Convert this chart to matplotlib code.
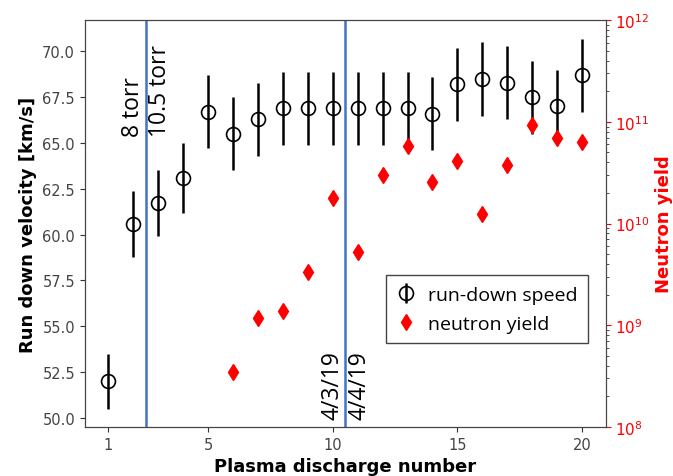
import matplotlib.pyplot as plt

# discharge number
shot = [1, 2, 3, 4, 5, 6, 7, 8, 9, 10, 11, 12, 13, 14, 15, 16, 17, 18, 19, 20]
# run-down speed [km/s] and its error
speed = [52.0, 60.6, 61.7, 63.1, 66.7, 65.5, 66.3, 66.9, 66.9, 66.9,
         66.9, 66.9, 66.9, 66.6, 68.2, 68.5, 68.3, 67.5, 67.0, 68.7]
speed_err = [1.5, 1.8, 1.8, 1.9, 2.0, 2.0, 2.0, 2.0, 2.0, 2.0,
             2.0, 2.0, 2.0, 2.0, 2.0, 2.0, 2.0, 2.0, 2.0, 2.0]
# neutron yield (shots 6-20)
n_shot = [6, 7, 8, 9, 10, 11, 12, 13, 14, 15, 16, 17, 18, 19, 20]
n_yield = [3.5e8, 1.18e9, 1.37e9, 3.36e9, 1.78e10, 5.2e9, 3.0e10, 5.8e10,
           2.56e10, 4.1e10, 1.23e10, 3.76e10, 9.4e10, 6.9e10, 6.4e10]

fig = plt.figure(figsize=(6.73, 4.77), dpi=100)
ax = fig.add_axes([0.126, 0.1027, 0.774, 0.853])

eb = ax.errorbar(shot, speed, yerr=speed_err, fmt='o', mfc='none', mec='black',
                 ms=10, mew=1.2, ecolor='black', elinewidth=1.8, capsize=0,
                 label='run-down speed')
ax.axvline(2.5, color='#4472C4', lw=1.8)
ax.axvline(10.5, color='#4472C4', lw=1.8)

txt = dict(rotation=90, fontsize=16.5, family='Open Sans', va='bottom')
ax.text(2.45, 65.4, '8 torr', ha='right', **txt)
ax.text(2.6, 65.4, '10.5 torr', ha='left', **txt)
ax.text(10.45, 49.95, '4/3/19', ha='right', **txt)
ax.text(10.6, 49.95, '4/4/19', ha='left', **txt)

ax.set_xticks([1, 5, 10, 15, 20])
ax.set_xlabel('Plasma discharge number', fontsize=13, fontweight='bold')
ax.set_ylabel('Run down velocity [km/s]', fontsize=13, fontweight='bold')
ax.tick_params(labelsize=10.5, colors='#333333')
ax.tick_params(labelcolor='#444444')

ax2 = ax.twinx()
sc, = ax2.plot(n_shot, n_yield, 'd', color='red', ms=8, label='neutron yield')
ax2.set_yscale('log')
ax2.set_ylim(1e8, 1e12)
ax2.set_ylabel('Neutron yield', color='red', fontsize=13, fontweight='bold')
ax2.tick_params(axis='y', which='major', colors='red', labelsize=11)
ax2.tick_params(axis='y', which='minor', colors='#333333')

for a in (ax, ax2):
    for s in a.spines.values():
        s.set_color('#444444')

leg = ax2.legend([eb, sc], ['run-down speed', 'neutron yield'],
                 loc='lower left', bbox_to_anchor=(0.578, 0.206),
                 borderaxespad=0, fancybox=False, edgecolor='#444444',
                 framealpha=1, prop={'family': 'Open Sans', 'size': 14},
                 handletextpad=0.6, handlelength=1.0, borderpad=0.55,
                 labelspacing=0.55)

fig.savefig('out.png', dpi=100)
——————
* Aim:
Reproduce the material above from its first line through the line containing "import matplotlib.pyplot as plt", both ends included, and skip every picture.

* Solution for this exercise:
Convert this chart to matplotlib code.
import matplotlib.pyplot as plt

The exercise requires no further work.